"'Çözüm'ün meşru zeminde tartışılabilmesi için seçilmiş temsilcilerin 'müzakere'yi kamuoyunun önünde yürütmeleri gerçekten gerekli."

Suruç Belediyesi’ne yönelik yeni bir operasyon daha yapıldı. Suruç Belediye Başkanı iki yıldır KCK davası nedeniyle tutukluydu. Şimdi belli ki geri kalan yöneticiler de tutuklanacak.
KCK tutuklamaları bölgede hemen her gün sürüyor. Binlerce siyasetçi, belediye başkanı içeride, tutuklama haberlerinin ardı arkası kesilmiyor.
Bu tutuklamalara tepki gösteren bir okur dün Radikal gazetesine yolladığı e-mail’de şöyle diyordu: “Alın alın daha dışarıda çok Kürt var.” Gelişmeleri izlerken bu psikolojiyi iyi değerlendirmekte yarar var.
BDP, Meclis’e girmeye karar verdi, iyi de etti. ‘Çözüm’ün meşru zeminde tartışılabilmesi için seçilmiş temsilcilerin ‘müzakere’yi kamuoyunun önünde yürütmeleri gerçekten gerekli. Son dönemde artan PKK saldırıları konusunda en çok baskı gören siyasi akımın BDP olduğu açık. PKK bombaları atıyor, saldırıları yaygınlaştırıyor, BDP’li yöneticiler, belediye başkanları tutuklanıyor. Yani eline silah almayanların ‘öncelikli hedef’ konumunda olduğunu görüyoruz.
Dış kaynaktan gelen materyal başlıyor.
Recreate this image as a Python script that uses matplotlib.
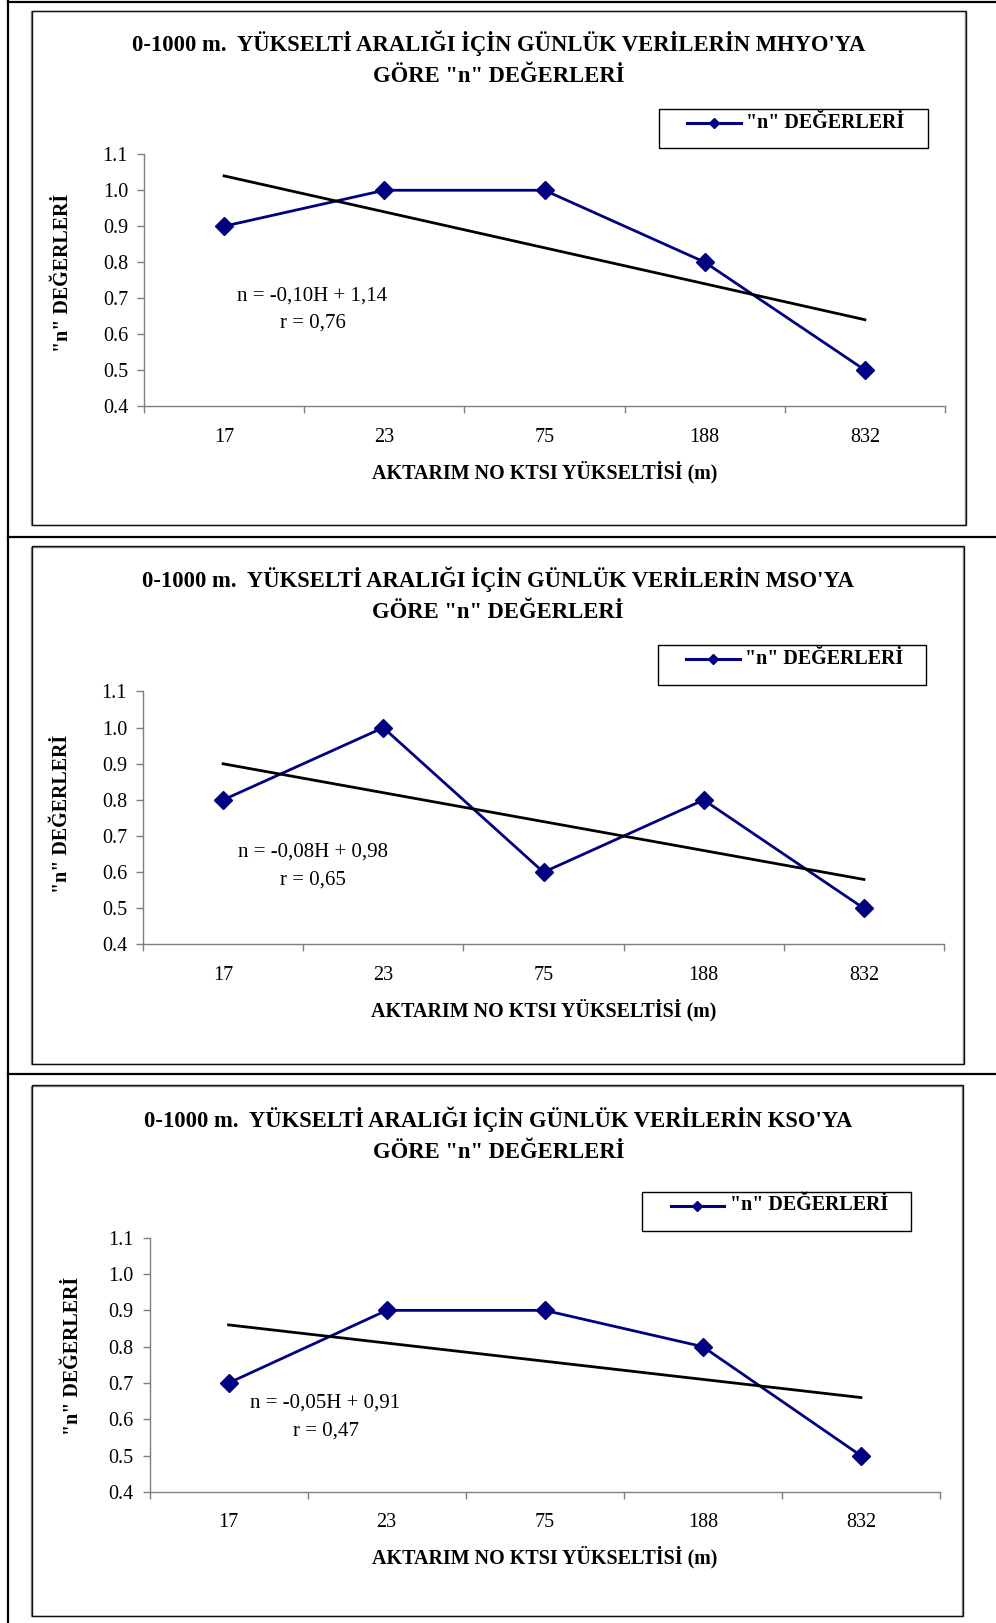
import matplotlib
matplotlib.use("Agg")
import matplotlib.pyplot as plt
from matplotlib.patches import Rectangle
from matplotlib.lines import Line2D
import numpy as np

# ---------------- data ----------------
categories = ["17", "23", "75", "188", "832"]
n_mhyo = [0.9, 1.0, 1.0, 0.8, 0.5]
n_mso = [0.8, 1.0, 0.6, 0.8, 0.5]
n_kso = [0.7, 0.9, 0.9, 0.8, 0.5]
stations = ["MHYO", "MSO", "KSO"]
slopes = [-0.10, -0.08, -0.05]
intercepts = [1.14, 0.98, 0.91]
r_values = [0.76, 0.65, 0.47]
y_ticks = [0.4, 0.5, 0.6, 0.7, 0.8, 0.9, 1.0, 1.1]
series = [n_mhyo, n_mso, n_kso]

legend_label = '"n" DEĞERLERİ'
y_label = '"n" DEĞERLERİ'
x_label = "AKTARIM NO KTSI YÜKSELTİSİ (m)"

# ---------------- layout (pixels) ----------------
W, H = 996, 1623
fig = plt.figure(figsize=(W / 100, H / 100), dpi=100)
fig.patch.set_facecolor("white")


def fx(x):
    return x / W


def fy(y):
    return 1 - y / H


SERIF = ["Liberation Serif", "DejaVu Serif"]
NAVY = "#000080"
TICK_FS = 14.5
AXIS_FS = 14.4
TITLE_FS = 16.3
EQ_FS = 15

panels = [
    dict(box=(31, 11.5, 964.7, 525), ax=(144, 154.3, 945, 406),
         title_y=(43.5, 76.5), title_x=499, eq=(312, 296, 313, 323),
         ylab=(63, 273), xtick_y=435, xlab_y=472,
         leg=(658.5, 109, 927.5, 148.3, 122.5)),
    dict(box=(31, 546.7, 963, 1064.3), ax=(143, 691.5, 944, 944.5),
         title_y=(579.7, 612.8), title_x=498, eq=(312.7, 852, 312.7, 880),
         ylab=(62, 814), xtick_y=973, xlab_y=1010.5,
         leg=(657.5, 645.3, 926, 684.6, 659)),
    dict(box=(31, 1085.7, 961.7, 1616), ax=(149.5, 1237.7, 940, 1492),
         title_y=(1119, 1152), title_x=498.5, eq=(325, 1403.3, 326, 1431),
         ylab=(72.7, 1356), xtick_y=1520, xlab_y=1557,
         leg=(642, 1192, 911, 1231.3, 1205.5)),
]

# outer table lines
fig.add_artist(Line2D([fx(7.7), fx(7.7)], [fy(0), fy(H)], color="black", lw=1.6))
for yy in [1.7, 536.7, 1074.3]:
    fig.add_artist(Line2D([fx(7.7), fx(W)], [fy(yy), fy(yy)], color="black", lw=1.6))

for k, p in enumerate(panels):
    # chart frame (with a faint shadow line)
    bx0, by0, bx1, by1 = p["box"]
    fig.add_artist(Rectangle((fx(bx0), fy(by1)), (bx1 - bx0) / W, (by1 - by0) / H,
                             transform=fig.transFigure, facecolor="none",
                             edgecolor="#8a8a8a", lw=1.0))
    fig.add_artist(Rectangle((fx(bx0 + 1), fy(by1 - 0.5)), (bx1 - bx0) / W, (by1 - by0) / H,
                             transform=fig.transFigure, facecolor="none",
                             edgecolor="#111111", lw=1.0))

    # axes
    L, T, R, B = p["ax"]
    ax = fig.add_axes([fx(L), fy(B), (R - L) / W, (B - T) / H])
    ax.set_facecolor("none")
    x = np.arange(1, len(categories) + 1)
    vals = series[k]
    ax.plot(x, vals, color=NAVY, lw=2.0, marker="D", ms=9.5,
            markerfacecolor=NAVY, markeredgecolor=NAVY, zorder=3, clip_on=False)
    xt = np.array([1, len(categories)])
    ax.plot(xt, slopes[k] * xt + intercepts[k], color="black", lw=2.0, zorder=4)

    ax.set_xlim(0.5, len(categories) + 0.5)
    ax.set_ylim(0.4, 1.1)
    ax.set_yticks(y_ticks)
    ax.set_yticklabels([f"{v:.1f}" for v in y_ticks])
    ax.set_xticks(np.arange(0.5, len(categories) + 1, 1.0))
    ax.set_xticklabels([])
    ax.set_xticks(x, minor=True)
    ax.set_xticklabels(categories, minor=True)
    for s in ["top", "right"]:
        ax.spines[s].set_visible(False)
    for s in ["left", "bottom"]:
        ax.spines[s].set_color("#7f7f7f")
        ax.spines[s].set_linewidth(1.0)
    ax.tick_params(axis="y", which="major", direction="out", length=5, width=1.0,
                   color="#7f7f7f", pad=6.5, labelsize=TICK_FS, labelcolor="black")
    ax.tick_params(axis="x", which="major", direction="out", length=5, width=1.0,
                   color="#7f7f7f")
    fpx = TICK_FS * 100 / 72
    xtick_pad = (p["xtick_y"] - B - 0.33 * fpx) * 0.72
    ax.tick_params(axis="x", which="minor", length=0, pad=xtick_pad,
                   labelsize=TICK_FS, labelcolor="black")
    for lab in ax.get_xticklabels(minor=True) + ax.get_yticklabels():
        lab.set_family(SERIF)

    # axis labels
    ax.set_ylabel(y_label, family=SERIF, fontweight="bold", fontsize=AXIS_FS, va="center")
    ax.yaxis.set_label_coords(fx(p["ylab"][0]), fy(p["ylab"][1]), transform=fig.transFigure)
    ax.set_xlabel(x_label, family=SERIF, fontweight="bold", fontsize=AXIS_FS, va="center")
    ax.xaxis.set_label_coords(fx((L + R) / 2), fy(p["xlab_y"]), transform=fig.transFigure)

    # titles
    t1 = f"0-1000 m.  YÜKSELTİ ARALIĞI İÇİN GÜNLÜK VERİLERİN {stations[k]}'YA"
    t2 = 'GÖRE "n" DEĞERLERİ'
    for txt, yy in zip([t1, t2], p["title_y"]):
        fig.text(fx(p["title_x"]), fy(yy), txt, family=SERIF, fontweight="bold",
                 fontsize=TITLE_FS, ha="center", va="center")

    # equation
    eq1 = f"n = {slopes[k]:.2f}H + {intercepts[k]:.2f}".replace(".", ",")
    eq2 = f"r = {r_values[k]:.2f}".replace(".", ",")
    ex1, ey1, ex2, ey2 = p["eq"]
    fig.text(fx(ex1), fy(ey1), eq1, family=SERIF, fontsize=EQ_FS, ha="center", va="center")
    fig.text(fx(ex2), fy(ey2), eq2, family=SERIF, fontsize=EQ_FS, ha="center", va="center")

    # legend box
    lx0, ly0, lx1, ly1, lcy = p["leg"]
    fig.add_artist(Rectangle((fx(lx0), fy(ly1)), (lx1 - lx0) / W, (ly1 - ly0) / H,
                             transform=fig.transFigure, facecolor="white",
                             edgecolor="black", lw=1.0))
    hx0 = lx0 + 28.5
    hx1 = lx0 + 82
    fig.add_artist(Line2D([fx(hx0), fx(hx1)], [fy(lcy), fy(lcy)], color=NAVY, lw=2.2))
    fig.add_artist(Line2D([fx((hx0 + hx1) / 2)], [fy(lcy)], color=NAVY, marker="D",
                          ms=5.4, markerfacecolor=NAVY, markeredgecolor=NAVY, lw=0))
    fig.text(fx(lx0 + 87.5), fy(lcy), legend_label, family=SERIF, fontweight="bold",
             fontsize=AXIS_FS, ha="left", va="center")

fig.savefig("out.png", dpi=100, facecolor="white")
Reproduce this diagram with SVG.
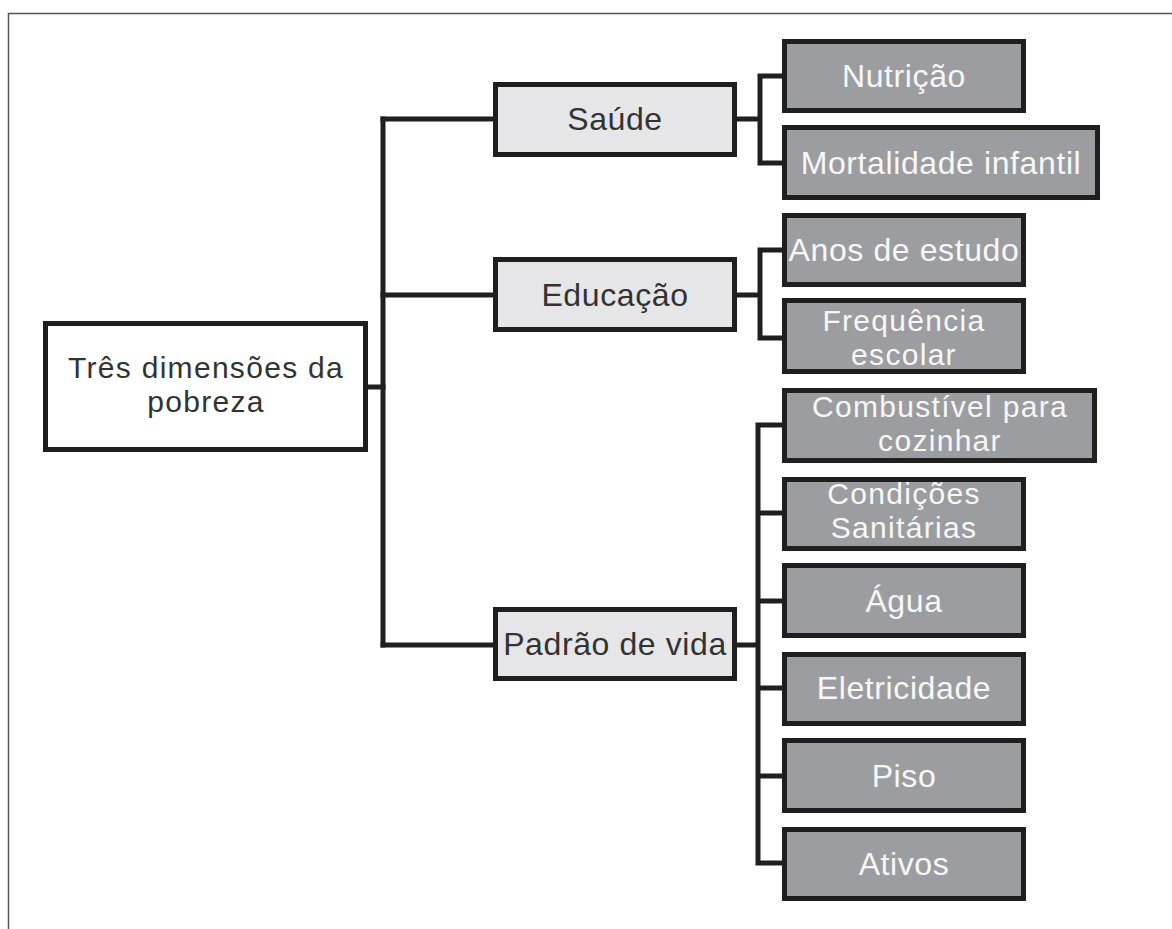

Sorunun çözümü için yeni bakış açısı
BDP’nin dilini ve tutumunu değiştirmesi yönündeki eleştiriler elbette önemli. Hükümetin dilinin ve tutumunun da değişmesi gerekiyor. KCK operasyonları bu şekilde sürer, bölgedeki seçilmişler kitleler halinde tutuklanmaya devam ederse, bu ‘çözüm zemini’nden uzaklaştığımız anlamına gelir.
Başbakan’ın BDP için “Benim dediğime geldiler” anlamında sözler kullandığını görüyoruz. Bu noktada ‘büyük resim’i görebilmekte yarar var. Yüzlerce yöneticisi, onlarca belediye başkanı içerdeyken, Kürtçe savunma hakkı dahil doğru dürüst savunma hakkı tanınmazken, yüzlercesi hâlâ duruşmaya bile çıkarılmazken, BDP yöneticilerinin yaşadığı sıkışmışlığı algılayabilmek önemli.
Hükümetin daha kalıcı ve yenilikçi bir çözüm çerçevesi geliştirmesi önem kazanıyor. ‘Yeni anayasa’, bu noktada önemli bir gösterge. ‘Yeni anayasa’ sürecinde, Kürtlerin, BDP’nin sürece katılması, Kürt duyarlılıklarının hesaba katılması önem taşıyor.

Kürtçe eğitim konusu
Kürtler anadillerinin eğitim sistemine dahil edilmesi yönündeki taleplerini sürdürüyorlar. Hükümet ve Başbakan şimdiye kadar “Türkçe resmi dildir” şeklinde özetlenebilecek bir duruş sergiledi. Türkçenin resmi dil olması noktasında BDP’nin ve diğer Kürt siyasi akımlarının bir itirazı zaten söz konusu değil.
Bir başka nokta ise özerklik tartışması. BDP’nin tek taraflı özerklik ilan etmesi anlamsız. Bir siyasi sonucu da yok. Kürtlerin yerel yönetimlerin güçlendirilmesine yönelik talepleri ise önümüzdeki dönemde tartışma yaratmaya devam edecek somut bir konu başlığı olarak görülebilir.
Kürtlerin bir kesimi hükümete karşı bir güvensizlik içinde. Bu güvensizliğin dozu ve haklılık derecesi kişiden kişiye, bölgeden bölgeye, konudan konuya değişkenlik gösterebilir. Ne olursa olsun, Kürtlerin güvensizliğinin arka planındaki deneyimleri ve nedenleri görebilmek ve çözüme yönelik adımlar geliştirirken onları dikkate almak son derece önemli. Gerçekleştirilmesi gereken adımların önemli bir kısmını, (BDP ile müzakereye gitmeden) doğrudan hükümet de gerçekleştirebilir. AK Parti içindeki Kürt milletvekilleriyle daha kapsayıcı bir şekilde tartışılması bile yeni bir perspektif sağlayabilir.
Ciddi bir toplumsal süreçten geçiyoruz. Tabloyu siyasi veya kişisel hesapları ve kaygıları aşan bir toplumsal vizyonla algılayabilenler, bu sürece olumlu katkılar yapabilirler.